The court found that Buster had successfully alleged “that Mechanics Bank cheated Buster out of his SERP benefits by telling him the release would not affect his pension yet, once the ink was dry, the bank reversed field and insisted that the release had done just that.”

Next, the court considered the bank’s claim that equitable remedies were not available under ERISA because Buster was not seeking to reform the plan.

The court disagreed, holding that it could award “appropriate equitable relief” under ERISA Section 502(a)(3) to “enforce the terms of a plan,” including to “remedy inequitable conduct pertaining to a supposed waiver of plan rights.” Otherwise, a plan administrator could “cheat a retiree … with lulling misrepresentations about a cleverly-worded waiver and then spring a contrary strict construction on him with impunity.”

Finally, the court addressed Mechanics Bank’s argument that Section 502(a)(3) could not apply in the context of a top-hat plan like the SERP.

The court acknowledged that ERISA exempted the administrator of a top-hat plan from certain fiduciary duties, and the higher standard of care typically imposed on an ERISA fiduciary. However, agreeing with the decisions in other cases, the court found those exemptions did not immunize the top-hat plan administrator from all equitable remedies. Rather, “equitable remedies … are available for a breach of the general good faith standard of contract law by the plan administrator” of a top-hat plan.

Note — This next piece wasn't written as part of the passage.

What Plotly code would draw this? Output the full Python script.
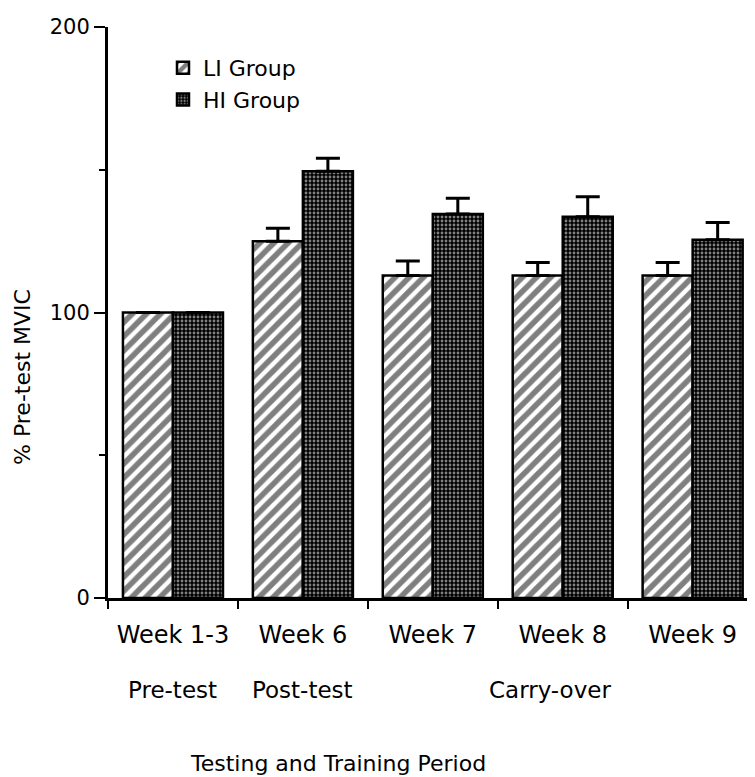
import plotly.graph_objects as go

categories = ["Week 1-3", "Week 6", "Week 7", "Week 8", "Week 9"]
li_values = [100, 125, 113, 113, 113]
li_errors = [0, 4.5, 5, 4.5, 4.5]
hi_values = [100, 149.5, 134.5, 133.5, 125.5]
hi_errors = [0, 4.5, 5.5, 7, 6]
period_labels = ["Pre-test", "Post-test", "Carry-over"]
period_positions = [0, 1, 2.9]
y_ticks = [0, 100, 200]
y_minor_ticks = [50, 150]

FONT = "DejaVu Sans"

fig = go.Figure()
fig.add_trace(go.Bar(
    x=categories, y=li_values, name="LI Group",
    marker=dict(color="white", line=dict(color="black", width=2.5),
                pattern=dict(shape="/", fgcolor="black", bgcolor="white", size=10, solidity=0.55)),
    error_y=dict(type="data", array=li_errors, arrayminus=[0]*len(li_errors), symmetric=False,
                 color="black", thickness=3, width=12),
))
fig.add_trace(go.Bar(
    x=categories, y=hi_values, name="HI Group",
    marker=dict(color="black", line=dict(color="black", width=2.5),
                pattern=dict(shape=".", fgcolor="white", bgcolor="black", size=4, solidity=0.4)),
    error_y=dict(type="data", array=hi_errors, arrayminus=[0]*len(hi_errors), symmetric=False,
                 color="black", thickness=3, width=12),
))

for lab, pos in zip(period_labels, period_positions):
    fig.add_annotation(x=pos, y=-0.161, xref="x", yref="paper", text=lab, showarrow=False,
                       xanchor="center", yanchor="middle", font=dict(family=FONT, size=23, color="black"))

fig.add_annotation(x=0.356, y=-0.289, xref="paper", yref="paper", text="Testing and Training Period",
                   showarrow=False, xanchor="center", yanchor="middle",
                   font=dict(family=FONT, size=22, color="black"))
fig.add_annotation(x=-0.133, y=0.387, xref="paper", yref="paper", text="% Pre-test MVIC",
                   showarrow=False, textangle=-90, xanchor="center", yanchor="middle",
                   font=dict(family=FONT, size=22, color="black"))

fig.update_layout(
    width=747, height=769,
    margin=dict(l=100, r=0, t=19, b=179),
    paper_bgcolor="white", plot_bgcolor="white",
    barmode="group", bargap=0.23, bargroupgap=0,
    font=dict(family=FONT, size=22, color="black"),
    showlegend=True,
    legend=dict(x=0.085, y=0.965, xanchor="left", yanchor="top", bgcolor="rgba(0,0,0,0)",
                font=dict(family=FONT, size=22, color="black"), tracegroupgap=0),
    xaxis=dict(type="category", categoryorder="array", categoryarray=categories,
               range=[-0.5, 4.48], tickson="boundaries", ticks="outside", ticklen=8, tickwidth=2,
               tickcolor="black", showline=True, linewidth=2.5, linecolor="black", showgrid=False,
               tickfont=dict(family=FONT, size=24, color="black"), ticklabelstandoff=13),
    yaxis=dict(range=[0, 200], tickvals=y_ticks, ticks="outside", ticklen=11, tickwidth=2,
               tickcolor="black", showline=True, linewidth=3, linecolor="black", showgrid=False,
               zeroline=False, tickfont=dict(family=FONT, size=21, color="black"),
               minor=dict(tickvals=y_minor_ticks, ticks="outside", ticklen=6, tickwidth=2,
                          tickcolor="black", showgrid=False)),
)

fig.write_html("out.html")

The Buster opinion is instructive as to the remedies that may be available under ERISA for a participant who has been denied benefits, including under a top-hat plan.

However, what comes through loud and clear in the opinion is the court’s disapproval of Mechanics Bank’s heavy-handed approach toward Buster: jamming him over the Thanksgiving holiday and then cutting off his top-hat benefits based on a questionable read of the separation agreement. That’s enough to make anyone feel like a turkey.